As soon as I opened one of the SCADA applications in the design environment it became obvious that technology was misapplied. Tag-based, scan-based SCADA was pushed very hard in an attempt to reliably detect plant floor events and execute transactions against the MES database. There were special precautions not to miss events, code to handle database call exceptions, timeouts and retries, even attempts to do concurrency. The amount of code and extra creativity needed to implement all the functionality earned my appreciation, but also raised a red flag.  SCADA was not designed to do event-driven, concurrent, transactional execution.  

Using SCADA for MES integration resulted in complex, fragile system that was not supportable and maintainable.  It was impossible to follow data flows through the system. Multiple scripts were changing different tags, creating complex dependencies. If an extra line or two of code was inserted in the script, it would break the timeout logic. For a person who didn’t develop the original SCADA code, even minor change was equal to the “red vs. blue wire” question – something might blow up. I also suspected that even for people who built the system, changing it after a while was not a trivial task.

Side Note – back then there were very few options for the tool or technology to build the system. The selection was between the C/C++, that not a single person at the plant would be able to support, and SCADA.  Unfortunately I see same SCADA packages pushed to do MOM implementations event today, 15 years later.

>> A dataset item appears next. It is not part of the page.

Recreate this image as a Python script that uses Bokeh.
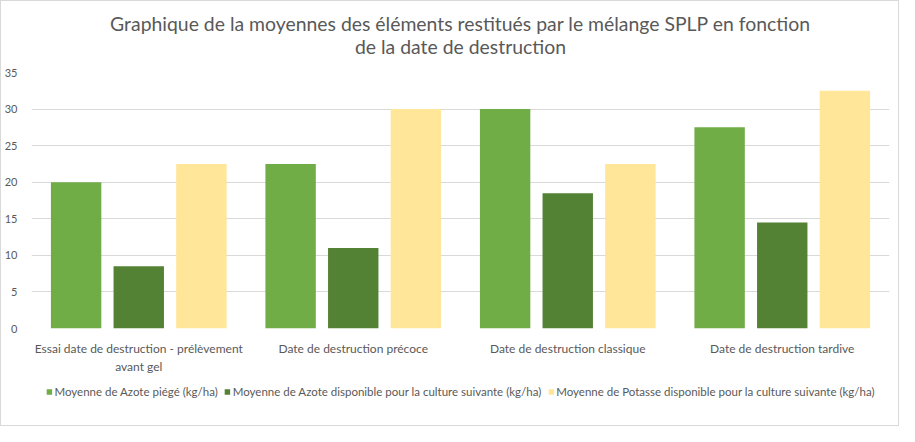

The Jell-O Effect was a result of taking a technology designed for one, very specific domain and using it to solve a problem in very different and much more complicated domain. CIM, MES, MOM, Level 3 or whatever next label is going to be is by its nature event-driven, concurrent and distributed, in other words – it is very complex.
The lessons learned studying the “Jell-O Effect” triggered a search for a better way to build MOM systems. Reactive Agents quickly rise as the top contender in the search. As we discussed before – reactive agents were invented to address complexities in the event-driven, concurrent and distributed world of robotics and artificial intelligence (AI). There are a lot of commonalities between these two worlds:
  • Interact with environment
    • IO
    • People
  • Work to achieve goals
    • Schedules
    • Recipes
    • Targets
    • Rules
  • Communicate with command and control and peers
    • Services
    • Protocols
    • Networking
  • Maintain state
    • Variables
    • Data stores
Using Agents to build MOM systems becomes a very easy decision once we analyze the above list. Reactive Agents give us a blueprint to address the shortcomings we find with conventional tools:
  • Encapsulation of the state – there are no shared variables, each agent is a black box to the rest of the system, internal state is protected from concurrent modification
  • Event-driven – each agent receives and generates events
  • Concurrent execution – each agent runs concurrently with other agents, in response to events
  • Formal interfaces – each agent can only receive and send predefined events (event-driven form of the service-oriented communication)
  • Individual agent changes while may change the reaction of the agent will not produce other side effects in the system
  • Adding new communication links between agents, or adding  new agents to the system can be done at any time, while preserving existing functionality
The first implementation of the Reactive Agents-based Platform was deployed in production in the fall of 1999. Savigent’s second generation, .Net-based Catalyst Platform is implemented at Fortune 500 manufacturers in demanding 24x7x365 manufacturing environments, all without the “Jell-O Effect”.